Like aging childhood friends, schools ready to grow past rivalry

Sameer Bhuchar

This rivalry has seen its fair share of just about everything over the last 118 years.

Like a pair of college students themselves, Texas and Texas A&M have been through ups and downs together, and as much as they always competed, they knew one couldn’t exist without the other. Now as these old friends are ready to part, start different lives in different parts of the country, one can’t help but imagine them reminiscing over all the good, the bad, the funny, the ugly and everything in between. It’d be a scene that played like old college buddies grabbing their last beers.

“Hey remember that first time we played you guys in 1884?” Texas would say before taking a sip. “We beat you so bad (38-0) that you didn’t play another game for two years.” It’s true, the Aggies played the Longhorns in their lone 1894 game, and never fielded another team until 1896. Texas dominated the early part of the series so convincingly, that Texas A&M didn’t score its first series touchdown and victory until 1902.

“But wait a second. Remember how badly you fell for that flea-flicker we ran in 1909? We won 5-0 that game, when touchdowns were worth as much as a nickel,” Texas A&M would retort. “As a matter of fact, we played you guys twice that year, and won both games didn’t we?” They did.

They’d laugh about the funny times, like when Texas A&M pranked the Longhorns with the “hideout play” in its 1939 victory, or when the Longhorns took a fortune teller’s advice in 1941 to burn red candles before the game for good luck. The joke is on A&M, Texas would point out, because the Longhorns won that year 23-0.
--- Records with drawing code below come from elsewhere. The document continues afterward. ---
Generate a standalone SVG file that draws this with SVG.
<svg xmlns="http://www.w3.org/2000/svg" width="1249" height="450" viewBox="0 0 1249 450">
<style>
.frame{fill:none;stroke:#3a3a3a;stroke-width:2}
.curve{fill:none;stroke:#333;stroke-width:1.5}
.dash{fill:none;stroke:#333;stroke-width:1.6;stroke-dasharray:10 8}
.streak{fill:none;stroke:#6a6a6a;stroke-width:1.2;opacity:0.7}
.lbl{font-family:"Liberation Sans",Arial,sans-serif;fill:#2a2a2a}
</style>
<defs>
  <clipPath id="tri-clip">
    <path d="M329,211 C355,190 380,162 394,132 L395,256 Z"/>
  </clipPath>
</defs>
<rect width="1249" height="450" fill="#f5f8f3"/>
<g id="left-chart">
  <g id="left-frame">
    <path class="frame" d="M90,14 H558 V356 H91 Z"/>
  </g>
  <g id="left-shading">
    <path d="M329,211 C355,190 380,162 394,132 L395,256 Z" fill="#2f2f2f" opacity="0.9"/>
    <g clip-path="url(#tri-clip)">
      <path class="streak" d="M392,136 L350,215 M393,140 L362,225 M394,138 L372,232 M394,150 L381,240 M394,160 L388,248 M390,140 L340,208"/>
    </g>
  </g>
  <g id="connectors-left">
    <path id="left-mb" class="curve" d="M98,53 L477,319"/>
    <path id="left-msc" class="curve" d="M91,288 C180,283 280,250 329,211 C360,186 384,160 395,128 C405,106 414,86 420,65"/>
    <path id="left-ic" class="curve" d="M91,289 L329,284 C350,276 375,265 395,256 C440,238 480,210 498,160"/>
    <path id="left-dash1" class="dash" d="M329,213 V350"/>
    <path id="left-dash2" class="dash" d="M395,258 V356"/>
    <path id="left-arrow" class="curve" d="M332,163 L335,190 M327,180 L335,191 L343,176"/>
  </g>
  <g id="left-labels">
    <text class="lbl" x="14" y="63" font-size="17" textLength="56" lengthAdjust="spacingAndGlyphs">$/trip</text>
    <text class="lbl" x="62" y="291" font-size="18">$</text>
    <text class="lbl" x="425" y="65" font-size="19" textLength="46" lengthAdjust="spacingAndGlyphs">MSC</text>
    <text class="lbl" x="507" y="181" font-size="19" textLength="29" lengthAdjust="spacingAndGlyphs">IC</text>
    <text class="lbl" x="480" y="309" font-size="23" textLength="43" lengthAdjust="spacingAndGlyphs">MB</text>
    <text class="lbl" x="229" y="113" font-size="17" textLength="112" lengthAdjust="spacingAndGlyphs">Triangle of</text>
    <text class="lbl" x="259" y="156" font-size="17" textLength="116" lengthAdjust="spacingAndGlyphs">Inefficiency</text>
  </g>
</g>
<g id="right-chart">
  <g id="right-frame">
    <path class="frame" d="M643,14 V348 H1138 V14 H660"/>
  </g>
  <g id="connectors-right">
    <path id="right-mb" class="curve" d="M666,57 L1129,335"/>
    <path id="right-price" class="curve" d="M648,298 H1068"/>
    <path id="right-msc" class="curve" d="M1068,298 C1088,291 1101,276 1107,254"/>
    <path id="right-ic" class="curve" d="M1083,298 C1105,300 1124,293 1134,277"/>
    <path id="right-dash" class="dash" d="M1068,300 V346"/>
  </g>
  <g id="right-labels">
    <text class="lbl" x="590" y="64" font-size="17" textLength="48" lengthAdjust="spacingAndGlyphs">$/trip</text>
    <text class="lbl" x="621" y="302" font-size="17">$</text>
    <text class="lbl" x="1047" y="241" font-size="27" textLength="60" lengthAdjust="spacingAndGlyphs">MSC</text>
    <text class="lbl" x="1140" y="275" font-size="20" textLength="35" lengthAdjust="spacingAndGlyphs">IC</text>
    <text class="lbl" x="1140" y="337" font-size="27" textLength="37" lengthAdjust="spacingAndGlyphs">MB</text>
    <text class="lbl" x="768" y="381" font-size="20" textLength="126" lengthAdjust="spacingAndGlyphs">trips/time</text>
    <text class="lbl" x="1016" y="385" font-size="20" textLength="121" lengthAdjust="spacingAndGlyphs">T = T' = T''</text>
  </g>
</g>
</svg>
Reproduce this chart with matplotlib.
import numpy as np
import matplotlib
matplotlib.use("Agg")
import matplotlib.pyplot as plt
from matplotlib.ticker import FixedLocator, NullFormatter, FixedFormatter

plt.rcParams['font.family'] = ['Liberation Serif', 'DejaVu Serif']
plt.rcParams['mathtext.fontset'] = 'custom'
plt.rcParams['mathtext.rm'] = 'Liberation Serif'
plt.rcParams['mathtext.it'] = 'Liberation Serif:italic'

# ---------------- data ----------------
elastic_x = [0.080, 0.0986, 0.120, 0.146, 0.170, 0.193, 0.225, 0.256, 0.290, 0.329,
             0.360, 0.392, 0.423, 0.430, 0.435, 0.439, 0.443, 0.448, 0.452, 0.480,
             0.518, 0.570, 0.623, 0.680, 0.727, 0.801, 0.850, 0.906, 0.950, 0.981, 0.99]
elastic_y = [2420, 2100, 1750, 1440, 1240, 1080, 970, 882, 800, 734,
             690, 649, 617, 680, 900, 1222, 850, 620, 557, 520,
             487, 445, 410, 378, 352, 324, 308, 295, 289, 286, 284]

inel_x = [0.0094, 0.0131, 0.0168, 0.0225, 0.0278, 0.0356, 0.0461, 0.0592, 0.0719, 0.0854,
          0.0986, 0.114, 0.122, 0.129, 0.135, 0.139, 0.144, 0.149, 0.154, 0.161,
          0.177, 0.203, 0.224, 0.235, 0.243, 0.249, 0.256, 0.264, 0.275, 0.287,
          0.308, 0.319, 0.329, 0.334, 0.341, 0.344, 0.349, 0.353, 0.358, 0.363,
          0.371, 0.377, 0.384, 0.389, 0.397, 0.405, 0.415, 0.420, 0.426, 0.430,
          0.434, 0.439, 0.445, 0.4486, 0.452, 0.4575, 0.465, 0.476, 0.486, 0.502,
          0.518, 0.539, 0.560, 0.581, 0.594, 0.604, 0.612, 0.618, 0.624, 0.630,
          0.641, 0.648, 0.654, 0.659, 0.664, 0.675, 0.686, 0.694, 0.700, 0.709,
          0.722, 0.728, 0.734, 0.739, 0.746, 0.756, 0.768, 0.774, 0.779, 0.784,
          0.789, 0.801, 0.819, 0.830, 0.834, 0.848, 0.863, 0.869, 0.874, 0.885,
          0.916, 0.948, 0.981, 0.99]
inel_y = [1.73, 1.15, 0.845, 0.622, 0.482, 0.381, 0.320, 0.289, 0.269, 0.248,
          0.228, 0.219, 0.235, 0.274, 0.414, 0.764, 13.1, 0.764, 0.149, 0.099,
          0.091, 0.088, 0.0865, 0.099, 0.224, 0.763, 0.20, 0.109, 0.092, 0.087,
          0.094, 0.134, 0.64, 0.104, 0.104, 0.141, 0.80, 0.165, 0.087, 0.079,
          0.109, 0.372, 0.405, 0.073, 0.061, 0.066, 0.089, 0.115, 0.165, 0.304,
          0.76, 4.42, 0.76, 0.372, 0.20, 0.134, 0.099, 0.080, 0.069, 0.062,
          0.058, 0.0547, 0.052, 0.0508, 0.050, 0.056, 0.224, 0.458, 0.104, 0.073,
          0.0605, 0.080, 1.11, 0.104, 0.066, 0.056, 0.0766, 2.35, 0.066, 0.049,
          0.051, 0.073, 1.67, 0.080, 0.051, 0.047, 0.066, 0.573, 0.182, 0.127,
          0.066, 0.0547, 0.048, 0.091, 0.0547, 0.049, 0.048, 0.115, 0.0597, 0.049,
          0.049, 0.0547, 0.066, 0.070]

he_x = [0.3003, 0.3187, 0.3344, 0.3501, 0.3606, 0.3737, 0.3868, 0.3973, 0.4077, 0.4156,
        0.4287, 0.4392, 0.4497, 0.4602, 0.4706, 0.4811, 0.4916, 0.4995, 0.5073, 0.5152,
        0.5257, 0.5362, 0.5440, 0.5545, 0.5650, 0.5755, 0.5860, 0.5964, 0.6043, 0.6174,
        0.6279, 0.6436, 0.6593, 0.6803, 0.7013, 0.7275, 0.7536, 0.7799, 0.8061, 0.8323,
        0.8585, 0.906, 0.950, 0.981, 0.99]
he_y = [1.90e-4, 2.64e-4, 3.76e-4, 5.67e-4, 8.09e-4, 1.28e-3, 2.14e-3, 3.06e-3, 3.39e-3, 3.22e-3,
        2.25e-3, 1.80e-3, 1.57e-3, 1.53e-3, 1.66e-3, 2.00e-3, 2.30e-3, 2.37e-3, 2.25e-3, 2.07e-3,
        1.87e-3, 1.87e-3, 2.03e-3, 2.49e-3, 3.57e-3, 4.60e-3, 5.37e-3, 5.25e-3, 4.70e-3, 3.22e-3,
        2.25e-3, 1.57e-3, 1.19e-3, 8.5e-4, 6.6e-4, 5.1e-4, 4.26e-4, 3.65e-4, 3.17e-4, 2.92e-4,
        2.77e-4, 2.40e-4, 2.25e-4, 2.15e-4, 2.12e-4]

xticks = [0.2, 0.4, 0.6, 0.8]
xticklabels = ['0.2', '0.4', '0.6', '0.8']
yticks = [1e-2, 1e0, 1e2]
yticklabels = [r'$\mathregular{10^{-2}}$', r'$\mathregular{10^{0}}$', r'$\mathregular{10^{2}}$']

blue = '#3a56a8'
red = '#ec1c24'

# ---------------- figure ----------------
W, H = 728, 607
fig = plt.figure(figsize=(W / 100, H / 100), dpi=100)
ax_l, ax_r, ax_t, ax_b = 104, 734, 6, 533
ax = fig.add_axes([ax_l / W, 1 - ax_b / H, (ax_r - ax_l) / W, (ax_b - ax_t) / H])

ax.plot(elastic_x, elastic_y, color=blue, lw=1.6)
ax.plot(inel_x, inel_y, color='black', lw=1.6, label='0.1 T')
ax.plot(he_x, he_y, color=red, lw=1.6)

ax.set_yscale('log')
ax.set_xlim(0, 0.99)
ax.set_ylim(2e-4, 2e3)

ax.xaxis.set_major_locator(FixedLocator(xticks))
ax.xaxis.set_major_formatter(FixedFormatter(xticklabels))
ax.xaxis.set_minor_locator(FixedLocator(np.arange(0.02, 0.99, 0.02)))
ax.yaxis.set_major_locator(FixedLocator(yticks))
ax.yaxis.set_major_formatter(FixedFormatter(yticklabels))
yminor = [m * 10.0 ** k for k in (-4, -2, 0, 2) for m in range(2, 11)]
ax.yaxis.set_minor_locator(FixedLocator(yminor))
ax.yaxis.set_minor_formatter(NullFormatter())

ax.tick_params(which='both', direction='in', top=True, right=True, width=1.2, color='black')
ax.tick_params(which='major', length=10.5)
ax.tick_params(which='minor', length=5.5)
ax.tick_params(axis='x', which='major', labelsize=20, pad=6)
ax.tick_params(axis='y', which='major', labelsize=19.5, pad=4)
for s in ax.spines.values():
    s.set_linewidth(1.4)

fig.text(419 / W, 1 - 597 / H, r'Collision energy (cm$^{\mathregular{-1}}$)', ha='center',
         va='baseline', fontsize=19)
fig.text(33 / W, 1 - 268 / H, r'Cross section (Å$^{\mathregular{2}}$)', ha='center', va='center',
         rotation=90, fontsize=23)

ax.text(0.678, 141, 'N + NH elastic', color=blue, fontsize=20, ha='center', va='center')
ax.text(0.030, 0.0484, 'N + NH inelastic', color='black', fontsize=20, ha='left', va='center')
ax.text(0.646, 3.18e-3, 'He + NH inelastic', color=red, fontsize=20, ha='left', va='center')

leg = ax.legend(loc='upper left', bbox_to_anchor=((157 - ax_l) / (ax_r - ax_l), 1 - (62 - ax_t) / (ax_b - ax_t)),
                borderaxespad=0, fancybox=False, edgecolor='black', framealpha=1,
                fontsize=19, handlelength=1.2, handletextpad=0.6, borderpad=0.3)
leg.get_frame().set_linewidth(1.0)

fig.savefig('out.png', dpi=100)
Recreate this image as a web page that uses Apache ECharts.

They’d marvel at their incredible performances.

“Dude, remember Ricky Williams in ,'98?” Texas would say.

“How could anyone forget?” A&M would concede.

And of course, they’d mourn together over the hard times. More people remember the moments of unity leading up to the game in 1999 after 12 Aggie students tragically died in the bonfire collapse, than they do the epic comeback they mounted to beat the Longhorns that year.

Discussion of their rivalry over the last decade would undoubtedly resurface wounds of betrayal and disrespect that finally seemed to reach their limits this year. One would hope that instead of allowing the bar conversation to end in a bitter revival of their mutual hatred, or even a drunken sob-fest over the end of 118 crazy years together, it would end on a note of well-wishes. Texas would say thanks for being the best neighbor a person could ask to grow up with, and the Texas A&M would walk away knowing that it can no longer try to succeed in the shadow of its more imposing friend down road, but rather that it needs to forge its own destiny and legend that people will see as wholly “Aggie” 118 years from now.

The more I reflect, this rivalry, as sad as it seems to say, is ready to end. It has been an incredible ride and for everyone playing, coaching and watching this game, it will be something special to witness for one last time.